▶ **The problem**
Your task is to copy the material exactly.
___ Records shown
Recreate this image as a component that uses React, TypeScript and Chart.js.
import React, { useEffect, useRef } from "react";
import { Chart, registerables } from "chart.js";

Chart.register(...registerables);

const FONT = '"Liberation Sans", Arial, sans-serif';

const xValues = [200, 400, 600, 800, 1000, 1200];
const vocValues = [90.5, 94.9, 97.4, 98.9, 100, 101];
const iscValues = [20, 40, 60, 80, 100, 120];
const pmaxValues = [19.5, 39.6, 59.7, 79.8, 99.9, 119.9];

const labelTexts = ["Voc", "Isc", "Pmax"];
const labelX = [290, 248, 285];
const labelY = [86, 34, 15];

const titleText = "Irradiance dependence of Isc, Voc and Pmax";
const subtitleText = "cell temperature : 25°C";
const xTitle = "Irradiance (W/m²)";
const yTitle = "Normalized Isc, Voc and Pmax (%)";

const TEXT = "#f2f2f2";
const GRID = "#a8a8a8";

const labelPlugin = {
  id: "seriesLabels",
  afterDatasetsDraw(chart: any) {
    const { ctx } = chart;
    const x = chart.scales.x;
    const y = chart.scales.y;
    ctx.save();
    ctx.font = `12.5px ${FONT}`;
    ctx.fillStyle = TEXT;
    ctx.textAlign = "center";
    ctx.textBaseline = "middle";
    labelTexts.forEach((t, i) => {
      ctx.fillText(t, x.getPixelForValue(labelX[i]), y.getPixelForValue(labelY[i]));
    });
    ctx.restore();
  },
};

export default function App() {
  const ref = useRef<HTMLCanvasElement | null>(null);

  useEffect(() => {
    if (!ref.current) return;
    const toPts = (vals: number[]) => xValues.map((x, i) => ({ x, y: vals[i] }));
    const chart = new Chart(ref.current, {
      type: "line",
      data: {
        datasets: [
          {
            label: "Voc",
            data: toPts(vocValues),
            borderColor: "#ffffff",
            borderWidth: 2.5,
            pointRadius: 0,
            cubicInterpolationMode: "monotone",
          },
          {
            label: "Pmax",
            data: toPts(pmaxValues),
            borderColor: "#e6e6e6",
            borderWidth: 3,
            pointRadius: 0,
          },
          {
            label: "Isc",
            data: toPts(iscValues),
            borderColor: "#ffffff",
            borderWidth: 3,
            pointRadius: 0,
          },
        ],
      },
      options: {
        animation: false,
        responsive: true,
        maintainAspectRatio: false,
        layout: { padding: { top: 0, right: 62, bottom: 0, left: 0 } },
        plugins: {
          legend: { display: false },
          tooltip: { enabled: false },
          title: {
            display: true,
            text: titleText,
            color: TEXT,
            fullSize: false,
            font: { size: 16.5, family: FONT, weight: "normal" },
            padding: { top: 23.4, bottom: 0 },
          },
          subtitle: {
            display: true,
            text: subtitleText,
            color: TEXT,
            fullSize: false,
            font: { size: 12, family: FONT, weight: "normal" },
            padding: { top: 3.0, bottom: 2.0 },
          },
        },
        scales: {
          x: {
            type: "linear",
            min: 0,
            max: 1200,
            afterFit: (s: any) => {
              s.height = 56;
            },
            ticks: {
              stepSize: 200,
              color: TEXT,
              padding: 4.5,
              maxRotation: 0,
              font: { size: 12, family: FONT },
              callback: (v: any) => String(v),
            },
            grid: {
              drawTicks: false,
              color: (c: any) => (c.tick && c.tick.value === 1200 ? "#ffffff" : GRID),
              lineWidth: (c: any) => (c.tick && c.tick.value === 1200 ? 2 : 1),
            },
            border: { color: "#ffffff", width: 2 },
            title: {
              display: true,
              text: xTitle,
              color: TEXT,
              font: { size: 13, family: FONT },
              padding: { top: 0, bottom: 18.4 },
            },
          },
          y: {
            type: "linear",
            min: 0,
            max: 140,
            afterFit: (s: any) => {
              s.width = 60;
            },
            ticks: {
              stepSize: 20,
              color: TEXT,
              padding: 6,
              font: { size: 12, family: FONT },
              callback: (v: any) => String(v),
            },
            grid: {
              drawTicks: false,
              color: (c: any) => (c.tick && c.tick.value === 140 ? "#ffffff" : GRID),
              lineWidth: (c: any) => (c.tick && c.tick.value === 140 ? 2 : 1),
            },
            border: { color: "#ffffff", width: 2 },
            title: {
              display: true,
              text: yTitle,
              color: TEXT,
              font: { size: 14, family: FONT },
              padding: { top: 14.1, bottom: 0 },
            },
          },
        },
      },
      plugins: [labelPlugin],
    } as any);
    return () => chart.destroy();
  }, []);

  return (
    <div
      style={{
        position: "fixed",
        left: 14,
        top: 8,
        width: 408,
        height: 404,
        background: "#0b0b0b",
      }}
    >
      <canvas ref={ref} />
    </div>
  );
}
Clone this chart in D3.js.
______
▶ **The output**
Recreate this image as a component that uses React, TypeScript and Chart.js.
import React, { useEffect, useRef } from "react";
import { Chart, registerables } from "chart.js";

Chart.register(...registerables);

const FONT = '"Liberation Sans", Arial, sans-serif';

const xValues = [200, 400, 600, 800, 1000, 1200];
const vocValues = [90.5, 94.9, 97.4, 98.9, 100, 101];
const iscValues = [20, 40, 60, 80, 100, 120];
const pmaxValues = [19.5, 39.6, 59.7, 79.8, 99.9, 119.9];

const labelTexts = ["Voc", "Isc", "Pmax"];
const labelX = [290, 248, 285];
const labelY = [86, 34, 15];

const titleText = "Irradiance dependence of Isc, Voc and Pmax";
const subtitleText = "cell temperature : 25°C";
const xTitle = "Irradiance (W/m²)";
const yTitle = "Normalized Isc, Voc and Pmax (%)";

const TEXT = "#f2f2f2";
const GRID = "#a8a8a8";

const labelPlugin = {
  id: "seriesLabels",
  afterDatasetsDraw(chart: any) {
    const { ctx } = chart;
    const x = chart.scales.x;
    const y = chart.scales.y;
    ctx.save();
    ctx.font = `12.5px ${FONT}`;
    ctx.fillStyle = TEXT;
    ctx.textAlign = "center";
    ctx.textBaseline = "middle";
    labelTexts.forEach((t, i) => {
      ctx.fillText(t, x.getPixelForValue(labelX[i]), y.getPixelForValue(labelY[i]));
    });
    ctx.restore();
  },
};

export default function App() {
  const ref = useRef<HTMLCanvasElement | null>(null);

  useEffect(() => {
    if (!ref.current) return;
    const toPts = (vals: number[]) => xValues.map((x, i) => ({ x, y: vals[i] }));
    const chart = new Chart(ref.current, {
      type: "line",
      data: {
        datasets: [
          {
            label: "Voc",
            data: toPts(vocValues),
            borderColor: "#ffffff",
            borderWidth: 2.5,
            pointRadius: 0,
            cubicInterpolationMode: "monotone",
          },
          {
            label: "Pmax",
            data: toPts(pmaxValues),
            borderColor: "#e6e6e6",
            borderWidth: 3,
            pointRadius: 0,
          },
          {
            label: "Isc",
            data: toPts(iscValues),
            borderColor: "#ffffff",
            borderWidth: 3,
            pointRadius: 0,
          },
        ],
      },
      options: {
        animation: false,
        responsive: true,
        maintainAspectRatio: false,
        layout: { padding: { top: 0, right: 62, bottom: 0, left: 0 } },
        plugins: {
          legend: { display: false },
          tooltip: { enabled: false },
          title: {
            display: true,
            text: titleText,
            color: TEXT,
            fullSize: false,
            font: { size: 16.5, family: FONT, weight: "normal" },
            padding: { top: 23.4, bottom: 0 },
          },
          subtitle: {
            display: true,
            text: subtitleText,
            color: TEXT,
            fullSize: false,
            font: { size: 12, family: FONT, weight: "normal" },
            padding: { top: 3.0, bottom: 2.0 },
          },
        },
        scales: {
          x: {
            type: "linear",
            min: 0,
            max: 1200,
            afterFit: (s: any) => {
              s.height = 56;
            },
            ticks: {
              stepSize: 200,
              color: TEXT,
              padding: 4.5,
              maxRotation: 0,
              font: { size: 12, family: FONT },
              callback: (v: any) => String(v),
            },
            grid: {
              drawTicks: false,
              color: (c: any) => (c.tick && c.tick.value === 1200 ? "#ffffff" : GRID),
              lineWidth: (c: any) => (c.tick && c.tick.value === 1200 ? 2 : 1),
            },
            border: { color: "#ffffff", width: 2 },
            title: {
              display: true,
              text: xTitle,
              color: TEXT,
              font: { size: 13, family: FONT },
              padding: { top: 0, bottom: 18.4 },
            },
          },
          y: {
            type: "linear",
            min: 0,
            max: 140,
            afterFit: (s: any) => {
              s.width = 60;
            },
            ticks: {
              stepSize: 20,
              color: TEXT,
              padding: 6,
              font: { size: 12, family: FONT },
              callback: (v: any) => String(v),
            },
            grid: {
              drawTicks: false,
              color: (c: any) => (c.tick && c.tick.value === 140 ? "#ffffff" : GRID),
              lineWidth: (c: any) => (c.tick && c.tick.value === 140 ? 2 : 1),
            },
            border: { color: "#ffffff", width: 2 },
            title: {
              display: true,
              text: yTitle,
              color: TEXT,
              font: { size: 14, family: FONT },
              padding: { top: 14.1, bottom: 0 },
            },
          },
        },
      },
      plugins: [labelPlugin],
    } as any);
    return () => chart.destroy();
  }, []);

  return (
    <div
      style={{
        position: "fixed",
        left: 14,
        top: 8,
        width: 408,
        height: 404,
        background: "#0b0b0b",
      }}
    >
      <canvas ref={ref} />
    </div>
  );
}
Clone this chart in D3.js.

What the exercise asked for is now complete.